Carbon Footprint of Battery-Grade Lithium Chemicals in China
Min Liu, Fang Wang, Shaojun Zhang, Yiling Xiong, Ziyu Liu, Xuexing Pan, Guangliang Lin, Daniel J. De Castro Gomez, Xin He, Mohammed A. Almoniee, Ye Wu
Abstract
Lithium-ion batteries serve as a critical pillar in the low-carbon energy transition. China is the largest producer and consumer of battery-grade lithium chemicals, relying on domestic and global supply chains. However, a comprehensive analysis of the carbon footprint (CF) of lithium has not yet been reported, posing a challenge to promoting battery sustainability. Herein, we acquire plant-level production profiles in China, representing 80% of lithium carbonate (Li 2 CO 3 ) and 28% of lithium hydroxide (LiOH·H 2 O) production capacities. We demonstrate that the technical characteristics (e.g., ore quality, extraction technology, refinery efficiency, and fuel type) lead to wide disparities in plant-level CFs of lithium chemicals (6.3 to 36.8 t CO 2eq /t Li 2 CO 3 ), which aggregate the capacity-average CFs to be 13.3, 13.9, and 24.5 t CO 2eq /t Li 2 CO 3 for domestic brine-based, spodumene-based, and lepidolite-based lithium, respectively.
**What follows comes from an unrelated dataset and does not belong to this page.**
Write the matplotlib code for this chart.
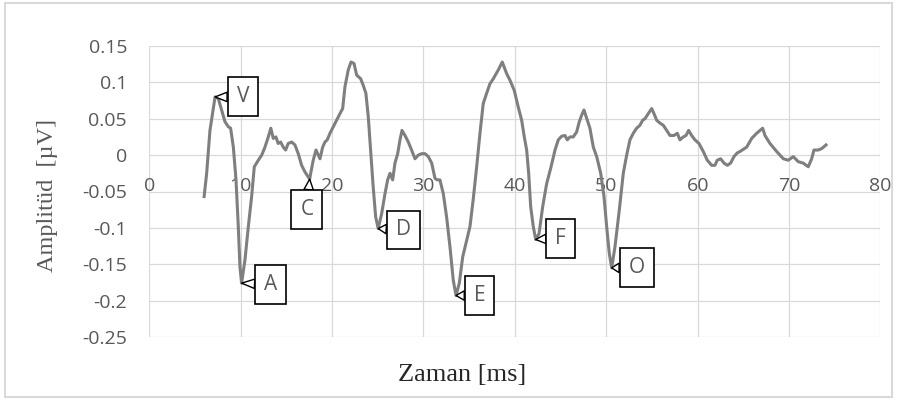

We further identify that efficiency improvement, clean energy adoption, and technological advancement (e.g., nanofiltration for brine-based lithium) can lower the pathway-average CFs by 17–67%. For example, including the low-carbon lithium supply from South America, China’s consumption-average CFs of battery-grade lithium can potentially decline from 12.6 t CO 2eq /t Li 2 CO 3 currently to 7.0–8.8 t CO 2eq /t Li 2 CO 3 around 2030.